5 key provisions of a confidentiality agreement
Non-disclosure agreements or confidentiality agreements (NDAs) are used when one party shares confidential information with another party and wishes to restrict the recipient’s use of the information so it is not made public. NDAs may be used by a variety of persons, including employers, inventors, researchers and business entities contemplating negotiations or confidential discussions.
The appropriate form of NDA will depend upon a number of factors. We have outlined below the 5 key matters to look out for in an NDA.
1. Should the NDA be 1-way or mutual (i.e. 2-way)?
NDAs can be either 1-way or mutual.
If only 1 party will be disclosing confidential information to the other, then it will be in the interest of the disclosing party to enter into a 1-way confidentiality agreement. For example, if you are disclosing your idea to a potential business partner.
If both parties will be disclosing confidential information to the other, then a 2-way NDA should be entered into whereby both parties are required to keep the information they receive from the other confidential. For example, you and your business partner want to discuss each other’s business plans to see if you want to work together.
2. What is considered ‘confidential information’?
The parties to a confidentiality agreement should clearly define what is meant by ‘confidential information’. The definition of ‘confidential information’ is important because the obligations under the NDA will apply to information that falls within this definition.
‘Confidential information’ can include information in both tangible and oral form. If you are the disclosing party, you will typically want the definition of ‘confidential information’ to be fairly expansive and you may also want to designate certain key information such as pricing, discounts, product roadmaps, financial projections, strategic marketing plans and source code as confidential.

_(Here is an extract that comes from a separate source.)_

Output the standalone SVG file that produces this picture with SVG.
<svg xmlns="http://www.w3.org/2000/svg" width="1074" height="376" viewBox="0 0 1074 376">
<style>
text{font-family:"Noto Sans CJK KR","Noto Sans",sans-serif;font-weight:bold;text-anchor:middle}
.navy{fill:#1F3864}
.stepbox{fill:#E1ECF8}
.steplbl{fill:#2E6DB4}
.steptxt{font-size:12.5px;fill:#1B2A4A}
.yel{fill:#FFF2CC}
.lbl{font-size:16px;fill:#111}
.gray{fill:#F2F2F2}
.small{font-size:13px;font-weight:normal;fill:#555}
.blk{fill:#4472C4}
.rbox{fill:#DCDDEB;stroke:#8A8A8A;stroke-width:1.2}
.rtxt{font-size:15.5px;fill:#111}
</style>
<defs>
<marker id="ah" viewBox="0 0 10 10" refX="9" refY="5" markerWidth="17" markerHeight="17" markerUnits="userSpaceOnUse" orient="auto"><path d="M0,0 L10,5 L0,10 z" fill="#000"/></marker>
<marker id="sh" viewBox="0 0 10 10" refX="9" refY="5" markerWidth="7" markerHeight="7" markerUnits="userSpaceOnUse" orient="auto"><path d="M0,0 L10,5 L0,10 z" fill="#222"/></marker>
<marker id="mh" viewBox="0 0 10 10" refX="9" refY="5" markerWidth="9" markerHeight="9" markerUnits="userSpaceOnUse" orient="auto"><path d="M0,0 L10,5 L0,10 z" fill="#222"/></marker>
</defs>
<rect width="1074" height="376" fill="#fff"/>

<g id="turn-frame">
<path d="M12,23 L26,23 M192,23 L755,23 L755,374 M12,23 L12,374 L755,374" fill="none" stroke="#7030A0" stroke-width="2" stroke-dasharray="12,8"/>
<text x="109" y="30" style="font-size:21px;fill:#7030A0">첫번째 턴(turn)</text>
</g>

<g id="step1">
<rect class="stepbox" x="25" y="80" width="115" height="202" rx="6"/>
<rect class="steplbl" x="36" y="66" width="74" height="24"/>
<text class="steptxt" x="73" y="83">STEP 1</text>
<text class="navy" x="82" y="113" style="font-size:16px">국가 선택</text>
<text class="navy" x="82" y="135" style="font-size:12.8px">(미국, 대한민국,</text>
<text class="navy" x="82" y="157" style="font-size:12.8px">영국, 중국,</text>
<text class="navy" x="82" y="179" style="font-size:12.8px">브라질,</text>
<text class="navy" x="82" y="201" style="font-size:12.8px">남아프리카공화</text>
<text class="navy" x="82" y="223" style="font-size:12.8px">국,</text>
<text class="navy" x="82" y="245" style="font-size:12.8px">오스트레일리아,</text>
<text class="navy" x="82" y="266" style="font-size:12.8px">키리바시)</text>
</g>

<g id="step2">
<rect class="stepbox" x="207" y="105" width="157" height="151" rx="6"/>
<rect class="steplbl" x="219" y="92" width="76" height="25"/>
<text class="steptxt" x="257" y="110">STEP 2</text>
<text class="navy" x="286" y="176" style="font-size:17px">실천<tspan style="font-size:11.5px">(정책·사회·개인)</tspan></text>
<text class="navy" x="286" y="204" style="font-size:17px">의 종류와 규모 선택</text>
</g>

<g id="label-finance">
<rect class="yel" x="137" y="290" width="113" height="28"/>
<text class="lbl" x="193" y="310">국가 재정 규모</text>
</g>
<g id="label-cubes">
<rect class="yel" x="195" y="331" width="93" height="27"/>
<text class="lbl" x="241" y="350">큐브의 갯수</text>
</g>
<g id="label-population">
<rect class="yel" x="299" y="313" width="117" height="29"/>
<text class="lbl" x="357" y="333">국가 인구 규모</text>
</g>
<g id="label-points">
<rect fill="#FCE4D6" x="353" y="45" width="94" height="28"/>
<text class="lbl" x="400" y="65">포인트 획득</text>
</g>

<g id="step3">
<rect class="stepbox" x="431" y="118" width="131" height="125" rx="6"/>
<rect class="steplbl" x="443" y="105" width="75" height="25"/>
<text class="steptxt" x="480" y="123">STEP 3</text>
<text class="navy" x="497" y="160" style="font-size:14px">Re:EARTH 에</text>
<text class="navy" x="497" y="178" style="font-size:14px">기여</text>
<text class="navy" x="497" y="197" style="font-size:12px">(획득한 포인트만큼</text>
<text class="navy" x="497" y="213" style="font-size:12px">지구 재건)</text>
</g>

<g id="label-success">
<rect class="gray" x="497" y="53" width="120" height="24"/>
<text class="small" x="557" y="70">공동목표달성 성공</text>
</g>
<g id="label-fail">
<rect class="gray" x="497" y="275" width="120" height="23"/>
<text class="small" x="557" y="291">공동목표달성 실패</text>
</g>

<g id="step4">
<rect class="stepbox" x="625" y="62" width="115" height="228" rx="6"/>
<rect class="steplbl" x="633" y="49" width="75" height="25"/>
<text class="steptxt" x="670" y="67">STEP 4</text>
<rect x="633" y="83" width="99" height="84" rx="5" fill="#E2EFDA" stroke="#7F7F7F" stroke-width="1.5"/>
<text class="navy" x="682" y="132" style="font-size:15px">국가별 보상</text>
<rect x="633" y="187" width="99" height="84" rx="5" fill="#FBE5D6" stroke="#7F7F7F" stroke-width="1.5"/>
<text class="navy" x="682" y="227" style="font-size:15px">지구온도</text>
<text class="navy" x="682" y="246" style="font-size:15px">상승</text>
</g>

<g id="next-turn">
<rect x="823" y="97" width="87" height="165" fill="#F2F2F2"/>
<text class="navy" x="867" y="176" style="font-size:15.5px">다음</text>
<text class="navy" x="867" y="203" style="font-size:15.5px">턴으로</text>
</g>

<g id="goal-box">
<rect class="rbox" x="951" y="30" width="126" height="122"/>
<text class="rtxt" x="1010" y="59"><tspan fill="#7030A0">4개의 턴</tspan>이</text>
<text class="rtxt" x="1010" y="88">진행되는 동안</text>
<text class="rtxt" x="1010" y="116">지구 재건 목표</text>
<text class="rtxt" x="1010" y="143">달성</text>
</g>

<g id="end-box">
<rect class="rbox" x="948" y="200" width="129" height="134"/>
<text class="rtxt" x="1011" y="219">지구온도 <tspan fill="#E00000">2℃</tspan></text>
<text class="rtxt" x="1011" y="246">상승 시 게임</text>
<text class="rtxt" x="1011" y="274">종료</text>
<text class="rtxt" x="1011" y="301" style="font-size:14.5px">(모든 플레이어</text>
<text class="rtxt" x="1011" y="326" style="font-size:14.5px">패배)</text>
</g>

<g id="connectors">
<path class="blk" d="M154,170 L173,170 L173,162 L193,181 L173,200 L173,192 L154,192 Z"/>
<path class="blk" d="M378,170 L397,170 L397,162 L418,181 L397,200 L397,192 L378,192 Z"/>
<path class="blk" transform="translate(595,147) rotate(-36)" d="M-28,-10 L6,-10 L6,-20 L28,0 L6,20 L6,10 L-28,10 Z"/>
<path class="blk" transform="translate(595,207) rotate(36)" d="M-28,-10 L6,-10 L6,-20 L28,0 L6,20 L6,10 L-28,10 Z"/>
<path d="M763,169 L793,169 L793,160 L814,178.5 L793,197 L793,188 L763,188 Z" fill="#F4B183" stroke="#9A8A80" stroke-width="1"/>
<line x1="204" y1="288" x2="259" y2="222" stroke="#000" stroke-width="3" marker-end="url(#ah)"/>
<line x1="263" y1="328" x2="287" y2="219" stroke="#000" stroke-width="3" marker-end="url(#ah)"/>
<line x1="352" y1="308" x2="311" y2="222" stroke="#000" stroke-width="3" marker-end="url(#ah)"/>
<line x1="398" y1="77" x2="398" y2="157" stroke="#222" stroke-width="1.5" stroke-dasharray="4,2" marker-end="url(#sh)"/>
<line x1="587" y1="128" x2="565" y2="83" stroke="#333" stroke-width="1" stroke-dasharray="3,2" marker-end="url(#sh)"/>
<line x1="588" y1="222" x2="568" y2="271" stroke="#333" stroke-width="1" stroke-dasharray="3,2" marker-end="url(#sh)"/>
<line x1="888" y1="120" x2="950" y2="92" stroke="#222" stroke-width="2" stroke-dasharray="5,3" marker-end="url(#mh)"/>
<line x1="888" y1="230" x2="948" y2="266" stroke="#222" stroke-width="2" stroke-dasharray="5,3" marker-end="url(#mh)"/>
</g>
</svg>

If you are the recipient of confidential information, you will want to narrow the definition of ‘confidential information’ because not everything disclosed will actually constitute confidential information and the broader the definition, the more burdensome your obligation of confidentiality becomes. It is also in your interest to require that the discloser mark all information ‘confidential’ in order to receive confidential treatment, or, if the disclosure is oral, to follow it up with a written confirmation that the oral disclosure was indeed confidential.
It is not unusual for NDAs to expressly spell out when information will not qualify as confidential. For example, it is normal for ‘confidential information’ not to include information that was generally known to the public on the date of the NDA or information which was rightfully known by the recipient prior to its receipt of that information from the disclosing party. Information that is independently developed by the recipient should also be excluded from the definition of ‘confidential information’
3. What are the restrictions on use and disclosure?
It is important to include a provision in the NDA which spells out how each party may use the other party’s confidential information and the steps that it must take to safeguard such information. Typically, use of confidential information is restricted to performance of the stated purpose and confidential information may not be used for any other purpose.
The NDA should also include a clause restricting the recipient of confidential information from disclosing it to others. It is fairly common for the recipient of confidential information to be permitted to disclose such information to its employees or even to the recipient’s agents, contractors or consultants (such as legal advisors and accountants) provided that those persons are required to keep the information confidential and only access the confidential information on a ‘need-to-know’ basis and for the stated purpose specified in the NDA.
4. When should ‘confidential information’ be returned?
The NDA should include a clause dealing with when the parties must return or destroy the confidential information received under the NDA and the way in which they must return or destroy it.
Return or destruction should occur upon written request and not upon termination or expiration of the NDA. Most people and business entities will not have administrative processes in place for the automatic return or destruction of confidential information upon expiration or termination of the NDA.
Recipients may ask for an exception to the return or destroy provision for backup copies that have been archived and/or sent to storage. In such cases, it is common to include in the NDA a provision enabling the recipient to retain a copy of the confidential information solely for archival purposes subject to the confidentiality restrictions contained in the NDA.
5. How long is the term of the agreement and the period of the confidentiality obligation?
There are two distinct concepts here: term of the NDA and period of the confidentiality obligation.
The term of the NDA is the period of time under which disclosures will be protected by the NDA. It is common for NDAs to have a term of between 1 to 5 years. For example, an NDA may govern disclosures between the parties for 2 years from the date the NDA is signed.
The protection period is the amount of time under which the recipient is obligated under the non-disclosure and use restrictions under the NDA – regardless of whether the NDA itself has expired or been terminated. For example, a recipient may be required to protect ‘confidential information’ for a period of 3 years from receipt of that information. If there is no ‘protection period’ in the NDA, this will mean that the obligations of confidentiality will potentially continue indefinitely.
The term of the NDA and the protection period should not be the same. For purposes of clarity, if the term of the NDA is 3 years and the protection period is also 3 years, make sure that the protection period starts from the date of disclosure and not the date the NDA is signed.